AIM: Each line below should be reproduced without any alteration.

/---

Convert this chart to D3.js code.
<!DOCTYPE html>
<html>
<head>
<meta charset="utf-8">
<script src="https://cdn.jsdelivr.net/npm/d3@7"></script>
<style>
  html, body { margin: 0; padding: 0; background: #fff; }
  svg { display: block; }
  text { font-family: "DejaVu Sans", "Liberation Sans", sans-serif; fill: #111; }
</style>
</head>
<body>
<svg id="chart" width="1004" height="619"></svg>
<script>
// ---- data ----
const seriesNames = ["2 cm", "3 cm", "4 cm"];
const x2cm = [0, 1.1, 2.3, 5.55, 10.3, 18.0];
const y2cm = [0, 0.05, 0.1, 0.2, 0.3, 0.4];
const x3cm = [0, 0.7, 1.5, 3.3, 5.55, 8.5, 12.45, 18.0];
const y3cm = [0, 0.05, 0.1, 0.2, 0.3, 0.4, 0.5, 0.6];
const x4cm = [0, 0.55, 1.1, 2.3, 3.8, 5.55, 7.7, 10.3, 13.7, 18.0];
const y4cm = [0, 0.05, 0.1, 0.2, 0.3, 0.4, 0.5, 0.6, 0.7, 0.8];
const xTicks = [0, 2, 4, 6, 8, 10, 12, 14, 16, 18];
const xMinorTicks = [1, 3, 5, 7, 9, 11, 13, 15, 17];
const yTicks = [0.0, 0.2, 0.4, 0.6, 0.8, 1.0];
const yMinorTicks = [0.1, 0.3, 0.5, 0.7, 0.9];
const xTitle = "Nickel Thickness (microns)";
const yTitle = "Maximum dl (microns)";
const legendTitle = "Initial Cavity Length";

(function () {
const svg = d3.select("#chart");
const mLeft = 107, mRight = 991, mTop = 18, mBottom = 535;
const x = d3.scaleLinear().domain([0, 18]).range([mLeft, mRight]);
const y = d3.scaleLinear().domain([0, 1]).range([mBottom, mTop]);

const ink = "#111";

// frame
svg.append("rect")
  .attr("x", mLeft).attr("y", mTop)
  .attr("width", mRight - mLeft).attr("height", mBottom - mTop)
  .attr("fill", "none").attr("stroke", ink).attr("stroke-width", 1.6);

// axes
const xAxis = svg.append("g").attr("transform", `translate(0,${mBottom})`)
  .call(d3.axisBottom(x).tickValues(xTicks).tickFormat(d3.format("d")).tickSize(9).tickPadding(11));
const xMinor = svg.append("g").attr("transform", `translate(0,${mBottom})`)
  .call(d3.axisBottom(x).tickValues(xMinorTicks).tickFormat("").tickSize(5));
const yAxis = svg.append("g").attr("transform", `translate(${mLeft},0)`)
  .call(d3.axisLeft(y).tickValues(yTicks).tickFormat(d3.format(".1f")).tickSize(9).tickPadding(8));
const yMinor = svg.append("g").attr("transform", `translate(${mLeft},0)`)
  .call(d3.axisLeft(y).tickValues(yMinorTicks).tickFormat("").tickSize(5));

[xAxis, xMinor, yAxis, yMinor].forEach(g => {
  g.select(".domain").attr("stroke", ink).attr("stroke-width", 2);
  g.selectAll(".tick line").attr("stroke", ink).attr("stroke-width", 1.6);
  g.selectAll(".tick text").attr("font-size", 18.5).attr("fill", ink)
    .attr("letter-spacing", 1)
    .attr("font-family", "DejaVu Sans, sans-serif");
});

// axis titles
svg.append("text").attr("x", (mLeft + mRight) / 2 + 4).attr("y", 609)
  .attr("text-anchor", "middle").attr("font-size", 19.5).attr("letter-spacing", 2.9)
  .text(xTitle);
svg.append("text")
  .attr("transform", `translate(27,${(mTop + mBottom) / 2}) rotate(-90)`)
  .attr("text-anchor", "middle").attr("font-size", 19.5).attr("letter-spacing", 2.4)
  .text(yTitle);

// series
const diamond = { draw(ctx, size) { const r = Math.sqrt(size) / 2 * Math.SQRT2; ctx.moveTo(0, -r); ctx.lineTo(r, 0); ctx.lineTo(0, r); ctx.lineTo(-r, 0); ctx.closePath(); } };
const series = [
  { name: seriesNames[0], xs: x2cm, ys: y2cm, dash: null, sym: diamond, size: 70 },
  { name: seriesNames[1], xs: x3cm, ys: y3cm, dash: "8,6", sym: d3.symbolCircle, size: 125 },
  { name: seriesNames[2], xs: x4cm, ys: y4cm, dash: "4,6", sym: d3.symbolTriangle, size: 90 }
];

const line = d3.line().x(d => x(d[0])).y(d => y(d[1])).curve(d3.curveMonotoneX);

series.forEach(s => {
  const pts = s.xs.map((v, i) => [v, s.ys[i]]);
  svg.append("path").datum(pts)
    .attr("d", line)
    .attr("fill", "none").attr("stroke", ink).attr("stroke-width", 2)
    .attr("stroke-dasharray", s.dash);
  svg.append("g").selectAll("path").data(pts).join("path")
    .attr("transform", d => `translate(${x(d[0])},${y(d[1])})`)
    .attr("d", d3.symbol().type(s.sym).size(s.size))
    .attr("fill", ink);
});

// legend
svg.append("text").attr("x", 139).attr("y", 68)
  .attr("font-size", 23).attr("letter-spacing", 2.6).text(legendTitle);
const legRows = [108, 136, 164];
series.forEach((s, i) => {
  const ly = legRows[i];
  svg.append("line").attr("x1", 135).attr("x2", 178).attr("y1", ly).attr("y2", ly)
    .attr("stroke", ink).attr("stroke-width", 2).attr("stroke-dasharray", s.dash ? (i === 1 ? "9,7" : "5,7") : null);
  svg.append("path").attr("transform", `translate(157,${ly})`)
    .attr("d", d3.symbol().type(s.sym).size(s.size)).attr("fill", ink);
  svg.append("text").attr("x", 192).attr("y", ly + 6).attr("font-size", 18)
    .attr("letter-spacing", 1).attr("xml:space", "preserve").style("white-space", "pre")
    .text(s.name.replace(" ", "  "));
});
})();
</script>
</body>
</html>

\---

IN RESPONSE:
Convert this chart to D3.js code.
<!DOCTYPE html>
<html>
<head>
<meta charset="utf-8">
<script src="https://cdn.jsdelivr.net/npm/d3@7"></script>
<style>
  html, body { margin: 0; padding: 0; background: #fff; }
  svg { display: block; }
  text { font-family: "DejaVu Sans", "Liberation Sans", sans-serif; fill: #111; }
</style>
</head>
<body>
<svg id="chart" width="1004" height="619"></svg>
<script>
// ---- data ----
const seriesNames = ["2 cm", "3 cm", "4 cm"];
const x2cm = [0, 1.1, 2.3, 5.55, 10.3, 18.0];
const y2cm = [0, 0.05, 0.1, 0.2, 0.3, 0.4];
const x3cm = [0, 0.7, 1.5, 3.3, 5.55, 8.5, 12.45, 18.0];
const y3cm = [0, 0.05, 0.1, 0.2, 0.3, 0.4, 0.5, 0.6];
const x4cm = [0, 0.55, 1.1, 2.3, 3.8, 5.55, 7.7, 10.3, 13.7, 18.0];
const y4cm = [0, 0.05, 0.1, 0.2, 0.3, 0.4, 0.5, 0.6, 0.7, 0.8];
const xTicks = [0, 2, 4, 6, 8, 10, 12, 14, 16, 18];
const xMinorTicks = [1, 3, 5, 7, 9, 11, 13, 15, 17];
const yTicks = [0.0, 0.2, 0.4, 0.6, 0.8, 1.0];
const yMinorTicks = [0.1, 0.3, 0.5, 0.7, 0.9];
const xTitle = "Nickel Thickness (microns)";
const yTitle = "Maximum dl (microns)";
const legendTitle = "Initial Cavity Length";

(function () {
const svg = d3.select("#chart");
const mLeft = 107, mRight = 991, mTop = 18, mBottom = 535;
const x = d3.scaleLinear().domain([0, 18]).range([mLeft, mRight]);
const y = d3.scaleLinear().domain([0, 1]).range([mBottom, mTop]);

const ink = "#111";

// frame
svg.append("rect")
  .attr("x", mLeft).attr("y", mTop)
  .attr("width", mRight - mLeft).attr("height", mBottom - mTop)
  .attr("fill", "none").attr("stroke", ink).attr("stroke-width", 1.6);

// axes
const xAxis = svg.append("g").attr("transform", `translate(0,${mBottom})`)
  .call(d3.axisBottom(x).tickValues(xTicks).tickFormat(d3.format("d")).tickSize(9).tickPadding(11));
const xMinor = svg.append("g").attr("transform", `translate(0,${mBottom})`)
  .call(d3.axisBottom(x).tickValues(xMinorTicks).tickFormat("").tickSize(5));
const yAxis = svg.append("g").attr("transform", `translate(${mLeft},0)`)
  .call(d3.axisLeft(y).tickValues(yTicks).tickFormat(d3.format(".1f")).tickSize(9).tickPadding(8));
const yMinor = svg.append("g").attr("transform", `translate(${mLeft},0)`)
  .call(d3.axisLeft(y).tickValues(yMinorTicks).tickFormat("").tickSize(5));

[xAxis, xMinor, yAxis, yMinor].forEach(g => {
  g.select(".domain").attr("stroke", ink).attr("stroke-width", 2);
  g.selectAll(".tick line").attr("stroke", ink).attr("stroke-width", 1.6);
  g.selectAll(".tick text").attr("font-size", 18.5).attr("fill", ink)
    .attr("letter-spacing", 1)
    .attr("font-family", "DejaVu Sans, sans-serif");
});

// axis titles
svg.append("text").attr("x", (mLeft + mRight) / 2 + 4).attr("y", 609)
  .attr("text-anchor", "middle").attr("font-size", 19.5).attr("letter-spacing", 2.9)
  .text(xTitle);
svg.append("text")
  .attr("transform", `translate(27,${(mTop + mBottom) / 2}) rotate(-90)`)
  .attr("text-anchor", "middle").attr("font-size", 19.5).attr("letter-spacing", 2.4)
  .text(yTitle);

// series
const diamond = { draw(ctx, size) { const r = Math.sqrt(size) / 2 * Math.SQRT2; ctx.moveTo(0, -r); ctx.lineTo(r, 0); ctx.lineTo(0, r); ctx.lineTo(-r, 0); ctx.closePath(); } };
const series = [
  { name: seriesNames[0], xs: x2cm, ys: y2cm, dash: null, sym: diamond, size: 70 },
  { name: seriesNames[1], xs: x3cm, ys: y3cm, dash: "8,6", sym: d3.symbolCircle, size: 125 },
  { name: seriesNames[2], xs: x4cm, ys: y4cm, dash: "4,6", sym: d3.symbolTriangle, size: 90 }
];

const line = d3.line().x(d => x(d[0])).y(d => y(d[1])).curve(d3.curveMonotoneX);

series.forEach(s => {
  const pts = s.xs.map((v, i) => [v, s.ys[i]]);
  svg.append("path").datum(pts)
    .attr("d", line)
    .attr("fill", "none").attr("stroke", ink).attr("stroke-width", 2)
    .attr("stroke-dasharray", s.dash);
  svg.append("g").selectAll("path").data(pts).join("path")
    .attr("transform", d => `translate(${x(d[0])},${y(d[1])})`)
    .attr("d", d3.symbol().type(s.sym).size(s.size))
    .attr("fill", ink);
});

// legend
svg.append("text").attr("x", 139).attr("y", 68)
  .attr("font-size", 23).attr("letter-spacing", 2.6).text(legendTitle);
const legRows = [108, 136, 164];
series.forEach((s, i) => {
  const ly = legRows[i];
  svg.append("line").attr("x1", 135).attr("x2", 178).attr("y1", ly).attr("y2", ly)
    .attr("stroke", ink).attr("stroke-width", 2).attr("stroke-dasharray", s.dash ? (i === 1 ? "9,7" : "5,7") : null);
  svg.append("path").attr("transform", `translate(157,${ly})`)
    .attr("d", d3.symbol().type(s.sym).size(s.size)).attr("fill", ink);
  svg.append("text").attr("x", 192).attr("y", ly + 6).attr("font-size", 18)
    .attr("letter-spacing", 1).attr("xml:space", "preserve").style("white-space", "pre")
    .text(s.name.replace(" ", "  "));
});
})();
</script>
</body>
</html>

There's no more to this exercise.